I've around long enough to see some of these things cycle through our political life. Sometimes they pass with the administration and sometimes they get worse.
During the Viet Nam area, demonstrators in Berkeley were loaded on to buses and hauled off to barracks facilities in the Berkeley Hills. They were held as long as the law allowed with out being charged and released. It served to brake up the demonstrations and wasn't illegal but certainly interfered with our 1st amendment rights. I know that similar things happened in other parts of the country. But the war ended and these things went away, or did they?
During the Iran-Contra debacle "our" government had another go at us with the notorious Rex-84 plan.
Jimmy Carter had unified several disaster agencies into the Federal Emergency Management Agency (FEMA) in 1997. But under Reagen's tenure the focus of FEMA became "national security"(that wonderful excuse for anything un-American). Rex-84 was a plan to be operated in conjunction with the Pentagon to test wartime crisis readiness by simulating the roundup o 400,000 fictional "aliens" and detaining them in military camps throughout the U>S> These "aliens" were supposed to be refugees coming over the Mexican border if the US invaded Nicaragua. However, critics and protesters at the time believed that Rex-84 was actually a simulation to practice rounding up large numbers of Americans, including protesters, Sanctuary workers and others, if the government did invade Nicaragua.
In addition to Rex-84 the "Pentagon Joint Chiefs of Staff put together a document, called the Defense Resources Act, which gave the military power to proclaim martial law in times of crisis and take over local policing and even run the courts despite the The Posse Comitatus Act which forbids the military form operating in the United States. The document gave the President near dictatorial powers, including authority to censer communications, ban antigovernment strikes, nationalize industry, seize private property for "the national defense", and authorize loyalty oaths to the state. The plan was to shelve the Defense Resources Act document until a time of crises and present it to a distracted Congress for speedy approval. This would lead to a presidential order putting FEMA in charge of all government agencies.
FEMA's power grab was cut short shortly after the Rex-84 drills when Attorney General William French Smith became alarmed enough to contact Robert McFarland. Smith warned that FEMA was attempting to anoint itself "emergency czar" with a broad definition of crisis, which included routine domestic law emergencies.
Thus ended FEMA's plans for the presidential executive order to allow FEMA o control the United States." (From FEMA's Dark History).
Sound familiar?
Now jump forward to the present. Demonstrators are being arrested and observed with dragonfly spy cameras. Demonstrators were arrested in September for holding a press conference at the Capital. AND - in 2006 the Army Corps of Engineers awarded a contract to Kellogg, Brown & Root, a Halliburton subsidiary for build temporary immigration centers. The centers would be built for "an unexpected influx of immigrants, to house people in the event of a national disaster or for new programs that require additional detention space" according to a company executive. This is in addition to a similar contract awarded from 2000 to 2005.(Rachel L.Swarns, New York Times, Feb.4, 2006)

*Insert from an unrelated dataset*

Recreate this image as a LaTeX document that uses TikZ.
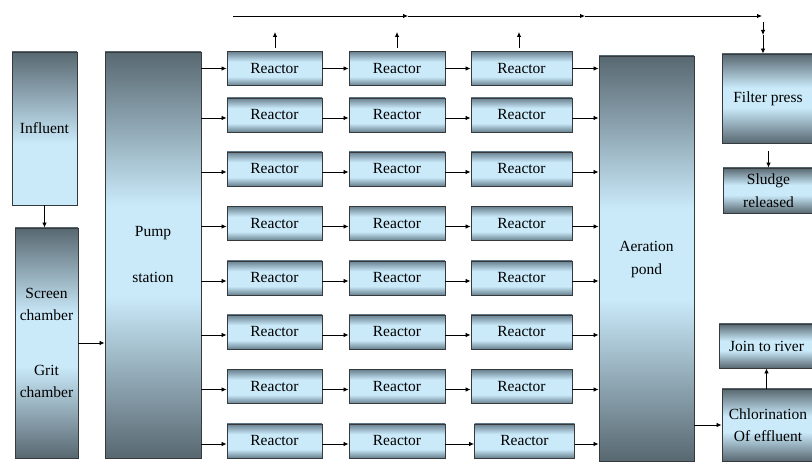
\documentclass[tikz,border=0pt]{standalone}
\usepackage{fontspec}
\setmainfont{Liberation Serif}
\newfontfamily\tnr{Liberation Serif}
\usetikzlibrary{arrows.meta}
\definecolor{dk}{RGB}{88,104,113}
\definecolor{md}{RGB}{104,128,142}
\definecolor{lt}{RGB}{202,234,250}
\definecolor{bd}{RGB}{55,58,60}
\pgfdeclareverticalshading{shtall}{100bp}{color(0bp)=(dk); color(25bp)=(dk); color(45bp)=(lt); color(56bp)=(lt); color(75bp)=(dk); color(100bp)=(dk)}
\pgfdeclareverticalshading{shrea}{100bp}{color(0bp)=(md); color(25bp)=(md); color(38bp)=(lt); color(60bp)=(lt); color(75bp)=(md); color(100bp)=(md)}
\pgfdeclareverticalshading{shinf}{100bp}{color(0bp)=(lt); color(25bp)=(lt); color(45bp)=(lt); color(75bp)=(dk); color(100bp)=(dk)}
\tikzset{
  blk/.style={draw=bd, line width=0.9pt, inner sep=0pt, align=center,
    font=\tnr\fontsize{15.5}{22.5}\selectfont},
  tall/.style={blk, shading=shtall},
  rea/.style={blk, shading=shrea, minimum height=34pt},
  arr/.style={line width=0.8pt, -{Latex[length=5pt,width=4.5pt]}}
}
\begin{document}
\begin{tikzpicture}[x=1pt,y=-1pt]
\useasboundingbox (0,0) rectangle (812,462);
\fill[white] (0,0) rectangle (812,462);
% left boxes
\node[blk, shading=shinf, minimum width=65pt, minimum height=153pt] (inf) at (44.5,128.5) {Influent};
\node[tall, minimum width=63pt, minimum height=230pt] (scr) at (46.5,343) {Screen\\chamber\\[32pt]Grit\\chamber};
\node[tall, minimum width=96pt, minimum height=406pt] (pump) at (153,255) {Pump\\[23.5pt]station};
\node[tall, minimum width=95pt, minimum height=405pt] (aer) at (646.5,258.5) {\raisebox{-3.5pt}{\begin{tabular}{@{}c@{}}Aeration\\pond\end{tabular}}};
% right boxes
\node[tall, minimum width=92pt, minimum height=89pt] (fp) at (768,98.5) {Filter press};
\node[tall, minimum width=91pt, minimum height=45pt] (sl) at (768.5,190.5) {Sludge\\released};
\node[tall, minimum width=95pt, minimum height=44pt] (jr) at (766.5,346) {Join to river};
\node[tall, minimum width=92pt, minimum height=72pt] (ch) at (768,425) {Chlorination\\Of effluent};
% reactors
\foreach \r/\y/\o in {1/68.5/0, 2/115/-3, 3/169/-3, 4/223.5/-3, 5/278/-3, 6/332/-3, 7/386.5/-3, 8/441/-3}{
  \node[rea, minimum width=95pt] (r\r a) at (274.5,\y) {Reactor};
  \node[rea, minimum width=96pt] (r\r b) at (397,\y) {Reactor};
  \ifnum\r=8
    \node[rea, minimum width=100pt] (r\r c) at (524.5,\y) {Reactor};
  \else
    \node[rea, minimum width=101pt] (r\r c) at (521.5,\y) {Reactor};
  \fi
  \draw[arr] ([yshift=\o pt]r\r a.west -| pump.east) -- ([yshift=\o pt]r\r a.west);
  \draw[arr] ([yshift=\o pt]r\r a.east) -- ([yshift=\o pt]r\r b.west);
  \draw[arr] ([yshift=\o pt]r\r b.east) -- ([yshift=\o pt]r\r c.west);
  \draw[arr] ([yshift=\o pt]r\r c.east) -- ([yshift=\o pt]r\r c.east -| aer.west);
}
% flow connectors
\draw[arr] (inf.south) -- (inf.south |- scr.north);
\draw[arr] (scr.east) -- (scr.east -| pump.west);
\draw[arr] (aer.east |- ch.west) -- (ch.west);
\draw[arr] (fp.south -| sl.north) ++(0,8) coordinate (fs) -- (sl.north);
\draw[arr] (ch.north -| jr.south) -- (jr.south);
% sludge line on top
\coordinate (t0) at (233,16);
\coordinate (t1) at (408,16);
\coordinate (t2) at (585,16);
\coordinate (t3) at (762,16);
\coordinate (v0) at (763,22);
\coordinate (v1) at (763,35);
\draw[arr] (t0) -- (t1);
\draw[arr] (t1) -- (t2);
\draw[arr] (t2) -- (t3);
\draw[arr] (v0) -- (v1);
\draw[arr] (v1) -- (v1 |- fp.north);
\foreach \c/\x in {a/275, b/397, c/519}{
  \coordinate (u\c) at (\x,32);
  \draw[arr] (\x,48) -- (u\c);
}
\end{tikzpicture}
\end{document}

The Bush administration has also set its self up with "near-dictatorial" powers. On May 9, 2007 President Bush signed the National Security and Homeland Security Directives NSPD 51 and 20. The Directive centralizes the control of the country in any kind of emergency and the emergency is defined by the President. All powers of FEMA, The Homeland Security Department and "all federal, state, local, territorial, and tribal governments, as well as private sector organization to continue functioning will under the president's directives in event of a national emergency." If we already have the Patriot Act and the Department of Homeland Security why do we need this? (See Corsi article at wnd.commentary, May 23)
The whole structure is under the assistant to the president for Homeland Security and Counterterrorism. The person who holds that job, Frances Townsend, just resigned by the way. Be interesting to see who replaces her.
There is a National Emergency Act that gives the president broad powers but he has to clear them with Congress first. The new Directive seems to side step this act by renaming the process and using organizational criteria, not a new strategy for the Bush Executive Orders and Presidential directives. This new Directive has not Congressional oversight and I wonder if it is even Constitutional.
So where are we now: private armies, questionable government prisons and now near dictatorial powers that con be assumed by the president. We cannot get rid of this sort of monarchial use of presidential power unless we impeach the president and it needs to be done now!!!